Empowering Automation

Over the next decade, manufacturers are expected to replace workers with industrial robots due to the latter’s falling cost, according to a report by Reuters in Feb 2015. In the US automotive sector for instance, the cost of deploying a spot-welding machine is US$8 per hour, compared to paying US$25 for a human operator. Robots currently carry out about 10 percent of manufacturing tasks that can be performed by machines. The Boston Consulting Group predicts that this will rise to about 25 percent by 2025. 

Need for vision

The production of vehicles is a complex task that involves the manufacture and assembly of various parts and components. From the external bodywork to intricate mechanisms like transmission assemblies, machine vision serves as ‘eyes’ for the robots that put them together.

Traditionally, manual labour is required for welding car side panels together. Metal sheet parts both big and small, must be loaded into the robotic welding cell with precision. After welding is complete, the number of welds and their locations are manually checked by visual inspection. Finally, an operator removes the side panel from the inspection station and places it into a transport frame. These manual handling and visual inspection operations have been difficult to automate. This was because there were challenges for a robot to locate the bulky side panels accurately enough, to pick them up.

With the help of a 3-D vision system however, automated racking, de-racking and inspection of side panels in a supply rack is now possible. The system locates part position, identifies part defects, and sends the data to the robot controller. The robot controller utilises this real-time data from the vision system to adapt the robot’s approach to the part’s position in 3-D space. One robot collects small parts from a component magazine. A second one then picks up large components from a transport rack. The two robots move to the welding station and place the parts in the correct positions on the turntable.

Once the welding process is completed by the spot welding robot, the first and second robots inspect the spot welds using a camera. In this manner, the number, location and accuracy of the spot welds are accurately determined. Finally, the second robot removes the welded side panel from the welding station and delivers it to a transport frame.

Thorough checking

In the manufacture of automotive transmissions, assembly lines have to accommodate a variety of different parts. These include clutch packs, valve bodies carriers, constant velocity joints, seals, pistons and snap rings. Accuracy is vital, as a missing part or an assembly defect could impact vehicle performance and/or result in an accident. Each assembly step therefore, requires inspection to ensure that the correct parts have been used; and that they adhere to tolerance requirements.

To meet these needs, machine vision can be deployed to perform transmission assembly checks.

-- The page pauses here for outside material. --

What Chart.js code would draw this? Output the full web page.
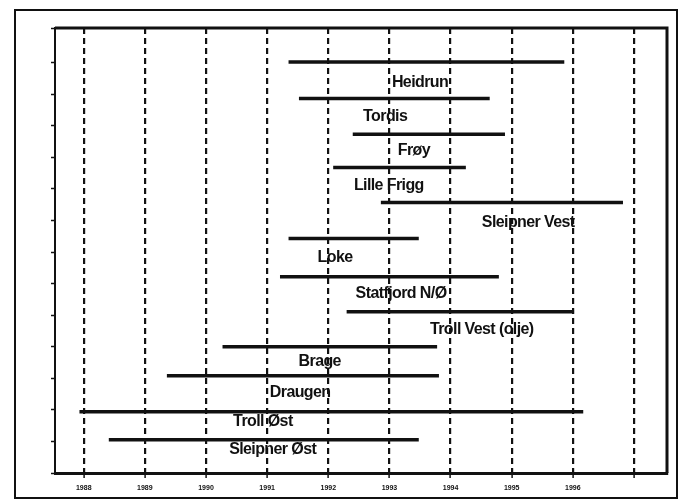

The In-Sight vision system is equipped with powerful patented vision tools and does not require programming for configuration. Instead, it uses EasyBuilder, a graphical configuration environment that makes gauging, inspection, guidance and identification applications simple to set up and deploy. The vision system can be integrated into production line automation systems with ease.

Essential communications

Connectivity is essential in facilitating data sharing and supporting decision making. Networking allows the system to transmit pass/fail results to PCs for analysis, or for direct communication with Programmable Logic Controllers (PLCs). PatMax software is also used. With its advanced geometric pattern matching technology, parts can be reliably and accurately located. Even under extremely challenging conditions, the software can significantly reduce or eliminate the need for fixturing.

One major challenge in terms of vision system deployment however, is the conditions of the production environment. Oil, dust, moisture, and vibration are all variable factors that could affect the vision system’s performance. To deal with these issues, robust camera enclosures, periodic lens cleaning and the selection of high flex cables (if the camera is moving) may be required.

Fortunately, In-Sight vision systems are designed to operate in harsh industrial environments. They are housed in rugged die-cast aluminium cases, stainless steel enclosures and have sealed M12 connectors. These together with their IP67 and IP68 rated lens covers, allow the vision system withstand vibrations and to provide the necessary protection against dust and moisture.

Lightening the load

Manually torqueing lug nuts that attach a wheel to a Wheel Hub Assembly (WHA) is a usually a difficult manual operation. Nut runners are typically used to apply torque and tighten the nuts; and two wheels are completed in about 40 seconds. Since nut runners are normally heavy and large, this application has been challenging to automate. To further complicate matters, vehicles that are sent to the torquing area do not always arrive in the same positions; and the wheels are allowed to rotate and tilt.

With the help of machine vision however, robots are able to locate and fasten the nuts without any intervention by an operator. The vision system first determines the positions of the nuts in five different axes. PatMax pattern matching technology is then applied to quickly locate the wheel. A circle finder tool is utilised to precisely determine the location of the centre of the axle. A crosshair on each wheel is created by two laser lines and images of each crosshair are acquired from multiple angles.

The variance in positions of the two crosshairs is calculated to determine the angle at which the wheels are turned and tilted. Once this is achieved, the robot moves the nutrunner to tighten the nuts.